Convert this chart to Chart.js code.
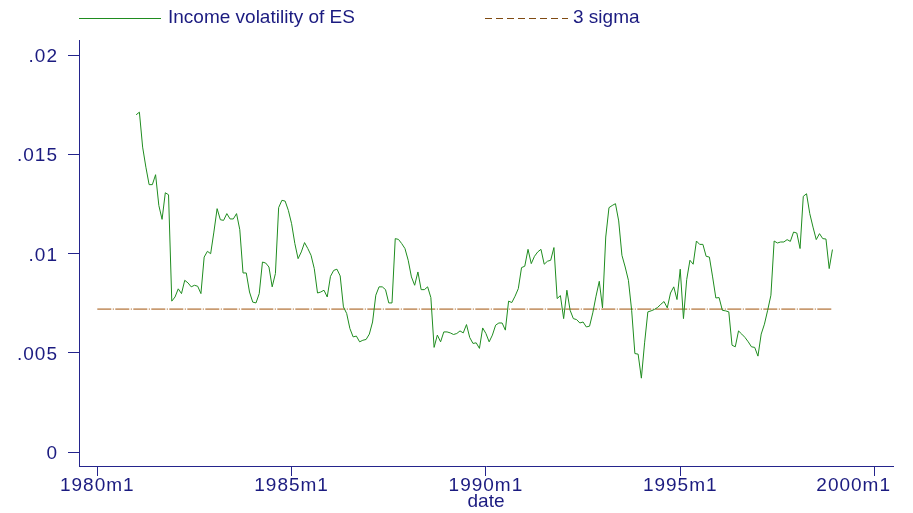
<!DOCTYPE html>
<html><head><meta charset="utf-8">
<script src="https://cdn.jsdelivr.net/npm/chart.js@4"></script>
<style>html,body{margin:0;padding:0;background:#fff;}#wrap{width:913px;height:513px;position:relative;}</style>
</head><body><div id="wrap"><canvas id="c" width="913" height="513"></canvas></div>
<script>
const seriesLabel = 'Income volatility of ES';
const sigmaLabel = '3 sigma';
const xTitle = 'date';
const seriesStart = '1981m1';
const volatility = [
 0.01699,0.01712,0.01536,0.01435,0.01347,0.01347,0.01397,0.01242,0.01172,0.01306,0.01296,0.00760,
 0.00781,0.00822,0.00798,0.00865,0.00852,0.00832,0.00840,0.00835,0.00798,0.00982,0.01011,0.00999,
 0.01108,0.01226,0.01170,0.01167,0.01201,0.01174,0.01174,0.01201,0.01120,0.00902,0.00902,0.00806,
 0.00755,0.00751,0.00798,0.00957,0.00952,0.00932,0.00832,0.00899,0.01231,0.01268,0.01264,0.01217,
 0.01150,0.01050,0.00974,0.01008,0.01055,0.01025,0.00991,0.00924,0.00801,0.00806,0.00815,0.00781,
 0.00885,0.00915,0.00921,0.00887,0.00731,0.00698,0.00622,0.00580,0.00584,0.00555,0.00563,0.00567,
 0.00594,0.00655,0.00790,0.00832,0.00832,0.00818,0.00751,0.00751,0.01075,0.01071,0.01050,0.01025,
 0.00966,0.00882,0.00840,0.00907,0.00818,0.00818,0.00832,0.00778,0.00527,0.00589,0.00555,0.00605,
 0.00605,0.00600,0.00592,0.00597,0.00610,0.00600,0.00642,0.00577,0.00547,0.00550,0.00522,0.00625,
 0.00597,0.00555,0.00589,0.00639,0.00650,0.00650,0.00614,0.00760,0.00753,0.00785,0.00823,0.00929,
 0.00936,0.01021,0.00949,0.00986,0.01008,0.01021,0.00946,0.00961,0.00966,0.01030,0.00773,0.00788,
 0.00672,0.00815,0.00714,0.00672,0.00667,0.00650,0.00655,0.00630,0.00634,0.00701,0.00785,0.00860,
 0.00726,0.01083,0.01231,0.01242,0.01251,0.01164,0.00991,0.00932,0.00865,0.00714,0.00496,0.00493,
 0.00372,0.00550,0.00706,0.00711,0.00718,0.00728,0.00744,0.00758,0.00726,0.00801,0.00832,0.00768,
 0.00921,0.00672,0.00869,0.00966,0.00946,0.01063,0.01046,0.01046,0.00986,0.00982,0.00882,0.00776,
 0.00778,0.00714,0.00711,0.00706,0.00538,0.00530,0.00610,0.00594,0.00577,0.00555,0.00530,0.00527,
 0.00483,0.00594,0.00644,0.00714,0.00790,0.01063,0.01053,0.01058,0.01058,0.01070,0.01061,0.01108,
 0.01103,0.01025,0.01288,0.01301,0.01201,0.01133,0.01070,0.01100,0.01075,0.01073,0.00924,0.01020
];
const sigmaLevel = 0.0072;
const sigmaRange = ['1980m1', '1998m12'];
const xTickLabels = ['1980m1','1985m1','1990m1','1995m1','2000m1'];
const yTickValues = [0, 0.005, 0.01, 0.015, 0.02];
const yTickLabels = ['0','.005','.01','.015','.02'];

function parseTm(s){ const p = s.split('m').map(Number); return (p[0]-1960)*12 + (p[1]-1); }
function fmtTm(v){ return (1960+Math.floor(v/12))+'m'+(v%12+1); }

const t0 = parseTm(seriesStart);
const seriesData = volatility.map((v,i)=>({x:t0+i, y:v}));
const sigmaData = sigmaRange.map(s=>({x:parseTm(s), y:sigmaLevel}));
const xTickValues = xTickLabels.map(parseTm);

const NAVY = '#1b1b80';
const AXIS = '#24248c';
const GREEN = '#1f8c1f';
const BROWN = '#a0520a';
const FONT = '"Liberation Sans", Arial, Helvetica, sans-serif';

const legendPlugin = {
  id: 'stataLegend',
  afterDraw(chart){
    const ctx = chart.ctx;
    const items = [
      {x0:79, x1:161, tx:168, color:GREEN, dash:[], text:chart.data.datasets[0].label},
      {x0:485, x1:568, tx:573, color:'#7f4a12', dash:[7,4], text:chart.data.datasets[1].label}
    ];
    ctx.save();
    items.forEach(it=>{
      ctx.beginPath();
      ctx.setLineDash(it.dash);
      ctx.strokeStyle = it.color;
      ctx.lineWidth = 1;
      ctx.moveTo(it.x0, 18.5); ctx.lineTo(it.x1, 18.5);
      ctx.stroke();
      ctx.setLineDash([]);
      ctx.fillStyle = NAVY;
      ctx.font = '19px ' + FONT;
      ctx.textBaseline = 'middle';
      ctx.textAlign = 'left';
      ctx.fillText(it.text, it.tx, 18);
    });
    ctx.restore();
  }
};

const labelTweakPlugin = {
  id: 'labelTweak',
  beforeDraw(chart){
    const sx = chart.scales.x, sy = chart.scales.y;
    const xi = sx.getLabelItems(chart.chartArea);
    if (xi.length){
      const last = xi[xi.length-1];
      last.options.textAlign = 'right';
      last.options.translation[0] = chart.chartArea.right - 2;
    }
    const yi = sy.getLabelItems(chart.chartArea);
    yi.forEach(it => { it.options.translation[1] += 2; });
    [sx, sy].forEach(s => {
      if (!s._lsPatched){
        const orig = s.drawLabels;
        s.drawLabels = function(ca){
          const c = this.ctx; c.save(); c.letterSpacing = '1px'; orig.call(this, ca); c.restore();
        };
        s._lsPatched = true;
      }
    });
  }
};

new Chart(document.getElementById('c'), {
  type: 'line',
  data: {
    datasets: [
      {label: seriesLabel, data: seriesData, borderColor: GREEN, borderWidth: 1, pointRadius: 0, tension: 0, fill: false},
      {label: sigmaLabel, data: sigmaData, borderColor: BROWN, borderWidth: 1, borderDash: [14,1.5,1,1.5], pointRadius: 0, fill: false}
    ]
  },
  options: {
    responsive: false,
    animation: false,
    devicePixelRatio: 1,
    layout: {autoPadding: false, padding: {top: 40, right: 20, left: 0, bottom: 0}},
    plugins: {legend: {display: false}, tooltip: {enabled: false}},
    font: {family: FONT, size: 19},
    scales: {
      x: {
        type: 'linear',
        min: -5.65 + parseTm('1980m1'),
        max: 245.7 + parseTm('1980m1'),
        afterBuildTicks: s => { s.ticks = xTickValues.map(v=>({value:v})); },
        afterFit: s => { s.height = 47; },
        ticks: {
          callback: (v) => { const i = xTickValues.indexOf(v); return i >= 0 ? xTickLabels[i] : fmtTm(v); },
          color: NAVY, font: {family: FONT, size: 19, lineHeight: 1}, padding: 0, maxRotation: 0, autoSkip: false
        },
        grid: {drawOnChartArea: false, drawTicks: true, tickLength: 10, tickColor: AXIS},
        border: {display: true, color: AXIS, width: 1},
        title: {display: true, text: xTitle, color: NAVY, font: {family: FONT, size: 19, lineHeight: 1}, padding: {top: 0, bottom: 1.5}}
      },
      y: {
        type: 'linear',
        min: -0.000705,
        max: 0.020756,
        afterBuildTicks: s => { s.ticks = yTickValues.map(v=>({value:v})); },
        afterFit: s => { s.width = 79; },
        ticks: {
          callback: (v) => { const i = yTickValues.indexOf(v); return i >= 0 ? yTickLabels[i] : String(v); },
          color: NAVY, font: {family: FONT, size: 19}, padding: 10
        },
        grid: {drawOnChartArea: false, drawTicks: true, tickLength: 11, tickColor: AXIS},
        border: {display: true, color: AXIS, width: 1}
      }
    }
  },
  plugins: [legendPlugin, labelTweakPlugin]
});
</script>
</body></html>
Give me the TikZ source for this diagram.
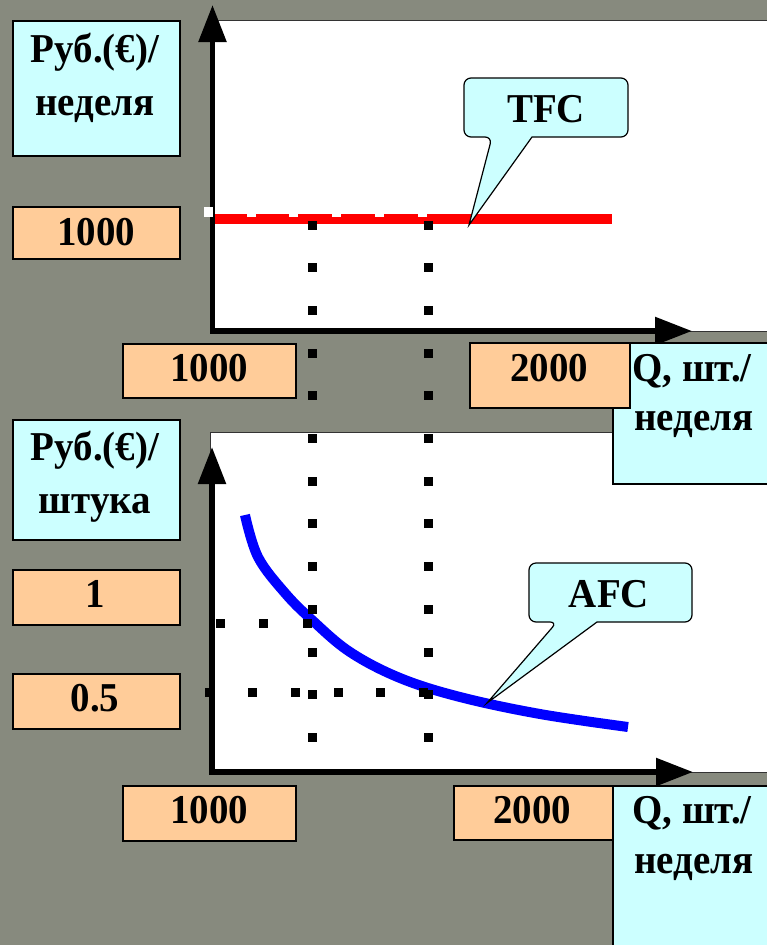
\documentclass[tikz,border=0pt]{standalone}
\usepackage{fontspec}
\setmainfont{Liberation Serif}[FakeStretch=0.95]
\usetikzlibrary{arrows.meta}
\definecolor{bg}{RGB}{135,138,126}
\definecolor{lcyan}{HTML}{CCFFFF}
\definecolor{lorange}{HTML}{FFCC99}
\begin{document}
\begin{tikzpicture}[x=1pt,y=-1pt,
  lab/.style={font=\fontsize{41}{49}\selectfont\bfseries, inner sep=0pt, anchor=base},
  box/.style={draw=black, line width=1.5pt, inner sep=0pt, anchor=north west},
  cbox/.style={box, fill=lcyan},
  obox/.style={box, fill=lorange},
  panel/.style={fill=white, draw=black!80, line width=0.8pt},
  axis/.style={line width=5.5pt, -{Triangle[length=37pt,width=27pt]}},
  callout/.style={draw=black, line width=1.2pt, fill=lcyan},
]
% background
\fill[bg] (0,0) rectangle (767,945);
\useasboundingbox (0,0) rectangle (767,945);

% panels
\draw[panel] (213,20) rectangle (772,331);
\draw[panel] (210,432) rectangle (772,772);

% curves
\coordinate (tfcA) at (212,219);
\coordinate (tfcB) at (612,219);
\draw[red, line width=10pt] (tfcA) -- (tfcB);
\draw[blue, line width=10pt] plot[smooth, tension=0.6] coordinates
  {(245,515) (258,557) (285,593) (312,620) (350,652) (400,678) (460,697) (540,714) (628,727)};

% axes
\coordinate (o1) at (212.5,333.7);
\coordinate (y1) at (212.5,5);
\coordinate (x1) at (692,331);
\coordinate (o1b) at (210,331);
\draw[axis] (o1) -- (y1);
\draw[axis] (o1b) -- (x1);
\coordinate (o2) at (212,774.7);
\coordinate (y2) at (212,447);
\coordinate (x2) at (693,772);
\coordinate (o2b) at (209.5,772);
\draw[axis] (o2) -- (y2);
\draw[axis] (o2b) -- (x2);

% label boxes
\node[cbox, minimum width=167pt, minimum height=135pt] (ylab1) at (12,20) {};
\node[obox, minimum width=167pt, minimum height=52pt] (yv1000) at (12,206) {};
\node[cbox, minimum width=160pt, minimum height=141pt] (qlab1) at (612,342) {};
\node[obox, minimum width=173pt, minimum height=54pt] (xa1000) at (122,343) {};
\node[obox, minimum width=160pt, minimum height=65pt] (xa2000) at (469,342) {};
\node[cbox, minimum width=167pt, minimum height=120pt] (ylab2) at (12,419) {};
\node[obox, minimum width=167pt, minimum height=55pt] (yv1) at (12,569) {};
\node[obox, minimum width=167pt, minimum height=55pt] (yv05) at (12,673) {};
\node[cbox, minimum width=160pt, minimum height=170pt] (qlab2) at (612,785) {};
\node[obox, minimum width=173pt, minimum height=55pt] (xb1000) at (122,785) {};
\node[obox, minimum width=159pt, minimum height=54pt] (xb2000) at (453,785) {};

% callouts
\coordinate (tfctip) at (469,225);
\draw[callout] (492,137) [sharp corners] -- (tfctip) -- (532,137) [rounded corners=7pt] -- (628,137) -- (628,78) -- (464,78) -- (464,137) -- cycle;
\coordinate (afctip) at (487,703);
\draw[callout] (557,622) [sharp corners] -- (afctip) -- (597,622) [rounded corners=7pt] -- (692,622) -- (692,563) -- (529,563) -- (529,622) -- cycle;

% white dotted guide on TFC
\foreach \k in {0,...,5} {
  \fill[white] ({208.5+42.7*\k-4.5},207) rectangle ++(9,10);
}
% black dotted guides
\foreach \k in {0,...,12} {
  \fill ({312.5-4.5},{225+42.7*\k-4.5}) rectangle ++(9,9);
  \fill ({428.5-4.5},{225+42.7*\k-4.5}) rectangle ++(9,9);
}
\foreach \xx in {220,263,307} {
  \fill ({\xx-4.5},{623-4.5}) rectangle ++(9,9);
}
\foreach \xx in {209,252,295,338,380,423} {
  \fill ({\xx-4.5},{692-4.5}) rectangle ++(9,9);
}

% texts
\node[lab] (t1a) at (95,62) {Руб.(€)/};
\node[lab] (t1b) at (95,115) {неделя};
\node[lab] (t2) at (96,245) {1000};
\node[lab] (t3) at (209,381) {1000};
\node[lab] (t4) at (549,381) {2000};
\node[lab] (t5a) at (692,381) {Q, шт./};
\node[lab] (t5b) at (694,430) {неделя};
\node[lab] (t6a) at (95,460) {Руб.(€)/};
\node[lab] (t6b) at (95,513) {штука};
\node[lab] (t7) at (95,607) {1};
\node[lab] (t8) at (95,711) {0.5};
\node[lab] (t9) at (209,823) {1000};
\node[lab] (t10) at (532,823) {2000};
\node[lab] (t11a) at (692,823) {Q, шт./};
\node[lab] (t11b) at (694,873) {неделя};
\node[lab] (tfc) at (546,122) {TFC};
\node[lab] (afc) at (609,607) {AFC};
\end{tikzpicture}
\end{document}
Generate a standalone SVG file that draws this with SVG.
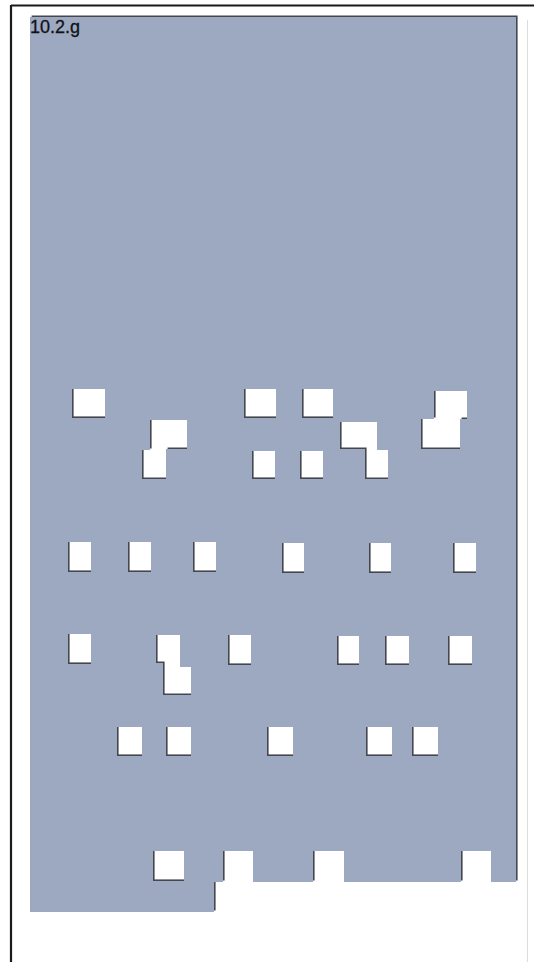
<svg xmlns="http://www.w3.org/2000/svg" xmlns:xlink="http://www.w3.org/1999/xlink" width="534" height="962" viewBox="0 0 534 962">
<style>
.frame{stroke:#1a1a1a;stroke-width:2.2;fill:none}
.faint{stroke:#dcdcdc;stroke-width:1;fill:none}
.lbl{font-family:"Liberation Sans",Arial,sans-serif;font-size:18px;fill:#101216;stroke:#101216;stroke-width:0.3}
</style>
<defs>
<mask id="holes" maskUnits="userSpaceOnUse" x="0" y="0" width="534" height="962">
<rect x="0" y="0" width="534" height="962" fill="#fff"/>
<g fill="#000">
<rect id="h-r1a" x="72" y="389" width="33" height="29"/>
<polygon id="h-r1b" points="150,420 187,420 187,449 166,449 166,479 142,479 142,450 150,450"/>
<rect id="h-r1c" x="244" y="389" width="32" height="29"/>
<rect id="h-r1d" x="302" y="389" width="31" height="29"/>
<polygon id="h-r1e" points="340,422 377,422 377,450 388,450 388,479 365,479 365,449 340,449"/>
<polygon id="h-r1f" points="434,391 467,391 467,419 460,419 460,449 421,449 421,419 434,419"/>
<rect id="h-r2a" x="252" y="451" width="23" height="28"/>
<rect id="h-r2b" x="300" y="451" width="23" height="28"/>
<rect id="h-r3a" x="68" y="542" width="23" height="30"/>
<rect id="h-r3b" x="128" y="542" width="23" height="30"/>
<rect id="h-r3c" x="193" y="542" width="23" height="30"/>
<rect id="h-r3d" x="282" y="543" width="22" height="30"/>
<rect id="h-r3e" x="369" y="543" width="22" height="30"/>
<rect id="h-r3f" x="453" y="543" width="23" height="30"/>
<rect id="h-r4a" x="68" y="634" width="23" height="30"/>
<polygon id="h-r4b" points="156,635 180,635 180,667 191,667 191,695 163,695 163,663 156,663"/>
<rect id="h-r4c" x="228" y="635" width="23" height="30"/>
<rect id="h-r4d" x="337" y="636" width="22" height="29"/>
<rect id="h-r4e" x="385" y="636" width="24" height="29"/>
<rect id="h-r4f" x="448" y="636" width="24" height="29"/>
<rect id="h-r5a" x="117" y="727" width="25" height="29"/>
<rect id="h-r5b" x="166" y="727" width="25" height="29"/>
<rect id="h-r5c" x="267" y="727" width="26" height="29"/>
<rect id="h-r5d" x="366" y="727" width="26" height="29"/>
<rect id="h-r5e" x="412" y="727" width="26" height="29"/>
<rect id="h-r6a" x="153" y="851" width="31" height="30"/>
</g>
</mask>
<g id="sheet" mask="url(#holes)">
<path d="M30,17 H516 V882 H491 V851 H461 V882 H344 V851 H313 V882 H253 V851 H223 V882 H214 V912 H30 Z"/>
</g>
</defs>
<rect x="0" y="0" width="534" height="962" fill="#fff"/>
<g id="frame">
<line class="frame" x1="11" y1="5.5" x2="534" y2="5.5"/>
<line class="frame" x1="11" y1="5" x2="11" y2="962"/>
<line class="faint" x1="527.5" y1="20" x2="527.5" y2="962"/>
</g>
<g id="plate">
<use xlink:href="#sheet" href="#sheet" fill="#44474f" transform="translate(1.6,-1.6)"/>
<use xlink:href="#sheet" href="#sheet" fill="#9da9c1"/>
</g>
<text class="lbl" x="30" y="33">10.2.g</text>
</svg>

═══

▶ _Set task_
Start with the line that includes "Give me the TikZ source for this diagram." and finish with the line that includes "(258,557) (285,593) (312,620)": reproduce those lines exactly, nothing before or after, and omit any pictures.

▶ _Finished task_
Give me the TikZ source for this diagram.
\documentclass[tikz,border=0pt]{standalone}
\usepackage{fontspec}
\setmainfont{Liberation Serif}[FakeStretch=0.95]
\usetikzlibrary{arrows.meta}
\definecolor{bg}{RGB}{135,138,126}
\definecolor{lcyan}{HTML}{CCFFFF}
\definecolor{lorange}{HTML}{FFCC99}
\begin{document}
\begin{tikzpicture}[x=1pt,y=-1pt,
  lab/.style={font=\fontsize{41}{49}\selectfont\bfseries, inner sep=0pt, anchor=base},
  box/.style={draw=black, line width=1.5pt, inner sep=0pt, anchor=north west},
  cbox/.style={box, fill=lcyan},
  obox/.style={box, fill=lorange},
  panel/.style={fill=white, draw=black!80, line width=0.8pt},
  axis/.style={line width=5.5pt, -{Triangle[length=37pt,width=27pt]}},
  callout/.style={draw=black, line width=1.2pt, fill=lcyan},
]
% background
\fill[bg] (0,0) rectangle (767,945);
\useasboundingbox (0,0) rectangle (767,945);

% panels
\draw[panel] (213,20) rectangle (772,331);
\draw[panel] (210,432) rectangle (772,772);

% curves
\coordinate (tfcA) at (212,219);
\coordinate (tfcB) at (612,219);
\draw[red, line width=10pt] (tfcA) -- (tfcB);
\draw[blue, line width=10pt] plot[smooth, tension=0.6] coordinates
  {(245,515) (258,557) (285,593) (312,620) (350,652) (400,678) (460,697) (540,714) (628,727)};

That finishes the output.